Wednesday, December 29, 2010

A Shell of a Man

Democracy has become an idea that doesn't aid conversations anymore. Democracy doesn't imply probably the energized resistance to corporate control that it did hundreds of years ago. The word doesn't imply institutionalized bottom-up leadership (and that is exactly what I am talking about). It doesn't provoke imagery of a cyclical governing system designed to inform the top of the concerns of the bottom and truly apply the pressure to get work done. Recycled too many times over, it has lost creativity and originality. Implementation requires patience and dynamic interventions to liven debates and investigations of critical issues.

The solution can be found by flipping the organizational framework and reinstating a culture of civil service to communities instead of entitlements and elitism. Putting into place leaders who generate dynamic group work capable of engaging the disengaged. (This often requires proving to 'followers'' potentials for future work through hands-on skill building.)

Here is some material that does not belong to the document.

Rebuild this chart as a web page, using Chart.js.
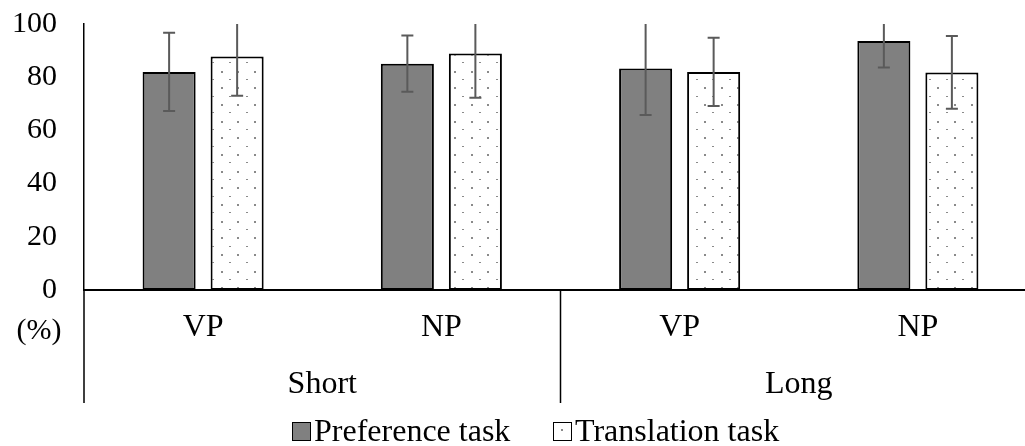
<!DOCTYPE html>
<html>
<head>
<meta charset="utf-8">
<script src="https://cdn.jsdelivr.net/npm/chart.js@4.4.1/dist/chart.umd.min.js"></script>
<style>
  html, body { margin: 0; padding: 0; background: #fff; overflow: hidden; }
  #wrap { width: 1025px; height: 446px; overflow: hidden; }
</style>
</head>
<body>
<div id="wrap"><canvas id="chart" width="1040" height="446"></canvas></div>
<script>
  // data
  const categories = ['VP', 'NP', 'VP', 'NP'];
  const groups = ['Short', 'Long'];
  const seriesNames = ['Preference task', 'Translation task'];
  const preference = [82.0, 85.1, 83.3, 93.6];
  const translation = [87.8, 88.9, 82.0, 81.8];
  const preferenceErr = [14.7, 10.6, 17.5, 10.0];
  const translationErr = [14.8, 16.6, 12.8, 13.7];
  const yTicks = [0, 20, 40, 60, 80, 100];

  const FONT = '"Liberation Serif", "Times New Roman", serif';

  // dotted fill for the translation bars
  function makeDots() {
    const c = document.createElement('canvas');
    c.width = 50; c.height = 50;
    const g = c.getContext('2d');
    g.fillStyle = '#fff';
    g.fillRect(0, 0, 50, 50);
    g.fillStyle = '#8a8a8a';
    const s = 50 / 3;
    for (let i = 0; i < 3; i++) {
      for (let j = 0; j < 3; j++) {
        g.fillRect(Math.round(i * s + 4), Math.round(j * s + 4), 2, 2);
        g.fillRect(Math.round(i * s + 4 + s / 2), Math.round(j * s + 4 + s / 2), 2, 1);
      }
    }
    return g.createPattern(c, 'repeat');
  }
  const dots = makeDots();

  const errors = [preferenceErr, translationErr];

  const extras = {
    id: 'extras',
    afterDatasetsDraw(chart) {
      const ctx = chart.ctx;
      const y = chart.scales.y;
      const area = chart.chartArea;
      // error bars
      ctx.save();
      ctx.strokeStyle = '#5a5a5a';
      ctx.lineWidth = 2;
      chart.data.datasets.forEach((ds, di) => {
        const meta = chart.getDatasetMeta(di);
        meta.data.forEach((bar, i) => {
          const v = ds.data[i], e = errors[di][i];
          const hi = v + e, lo = v - e;
          const yHi = Math.max(y.getPixelForValue(hi), area.top);
          const yLo = y.getPixelForValue(lo);
          ctx.beginPath();
          ctx.moveTo(bar.x, yHi);
          ctx.lineTo(bar.x, yLo);
          ctx.moveTo(bar.x - 6, yLo);
          ctx.lineTo(bar.x + 6, yLo);
          if (hi <= y.max) {
            ctx.moveTo(bar.x - 6, yHi);
            ctx.lineTo(bar.x + 6, yHi);
          }
          ctx.stroke();
        });
      });
      ctx.restore();
    },
    afterDraw(chart) {
      const ctx = chart.ctx;
      const x = chart.scales.x;
      const area = chart.chartArea;
      const bottom = 403;
      ctx.save();
      ctx.strokeStyle = '#000';
      ctx.lineWidth = 1.5;
      ctx.beginPath();
      ctx.moveTo(area.left, area.bottom);
      ctx.lineTo(area.left, bottom);
      const mid = (x.getPixelForValue(1) + x.getPixelForValue(2)) / 2;
      ctx.moveTo(mid, area.bottom);
      ctx.lineTo(mid, bottom);
      ctx.stroke();

      ctx.fillStyle = '#000';
      ctx.font = '32px ' + FONT;
      ctx.textAlign = 'center';
      ctx.textBaseline = 'middle';
      groups.forEach((g, gi) => {
        const cx = (x.getPixelForValue(gi * 2) + x.getPixelForValue(gi * 2 + 1)) / 2;
        ctx.fillText(g, cx, 385);
      });
      ctx.font = '30px ' + FONT;
      ctx.fillText('(%)', 39, 331);

      // legend
      ctx.font = '32px ' + FONT;
      ctx.textAlign = 'left';
      ctx.textBaseline = 'alphabetic';
      const items = [
        { x: 292, fill: '#808080' },
        { x: 553, fill: '#fff' }
      ];
      chart.data.datasets.forEach((ds, di) => {
        const it = items[di];
        ctx.fillStyle = it.fill;
        ctx.fillRect(it.x, 422, 19, 19);
        ctx.lineWidth = 1;
        ctx.strokeStyle = '#000';
        ctx.strokeRect(it.x + 0.5, 422.5, 18, 18);
        if (di === 1) {
          ctx.fillStyle = '#8a8a8a';
          ctx.fillRect(it.x + 8, 429, 2, 2);
        }
        ctx.fillStyle = '#000';
        ctx.fillText(ds.label, it.x + 22, 441);
      });
      ctx.restore();
    }
  };

  new Chart(document.getElementById('chart'), {
    type: 'bar',
    data: {
      labels: categories,
      datasets: [
        {
          label: seriesNames[0],
          data: preference,
          backgroundColor: '#808080',
          borderColor: '#000',
          borderWidth: 2,
          borderSkipped: false
        },
        {
          label: seriesNames[1],
          data: translation,
          backgroundColor: dots,
          borderColor: '#000',
          borderWidth: 2,
          borderSkipped: false
        }
      ]
    },
    options: {
      responsive: false,
      animation: false,
      events: [],
      categoryPercentage: 0.571,
      barPercentage: 0.78,
      layout: { padding: { top: 24, right: 3, bottom: 0, left: 0 } },
      plugins: {
        legend: { display: false },
        tooltip: { enabled: false }
      },
      scales: {
        x: {
          grid: { display: false, drawTicks: false },
          border: { display: true, color: '#000', width: 2 },
          ticks: { color: '#000', font: { family: FONT, size: 32 }, padding: 18, maxRotation: 0 },
          afterFit(scale) { scale.height = 156; }
        },
        y: {
          min: 0,
          max: 100,
          grid: { display: false, drawTicks: false },
          border: { display: true, color: '#000', width: 1.5 },
          afterBuildTicks(scale) { scale.ticks = yTicks.map(v => ({ value: v })); },
          ticks: { color: '#000', font: { family: FONT, size: 30 }, padding: 27 },
          afterFit(scale) {
            scale.width = 84;
            scale.paddingTop = 0;
            scale.paddingBottom = 0;
          }
        }
      }
    },
    plugins: [extras]
  });
</script>
</body>
</html>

I stress group work because democracy requires the incorporation of all the members' skills and ensures culturally-relevant conversations.The solution to our problems of community decay, gentrification, unemployment, lack of healthcare, poor schools, requires a great deal of coordination between many different families and stakeholders. We must gather people together and begin a democratic conversation around agreed upon subject matter. Call it 'a community conversation'. Through creative group work we can dig into the causes of our challenges and successes and build stronger, more unified communities. Only then will democracy come to mean what it once meant: power to the people.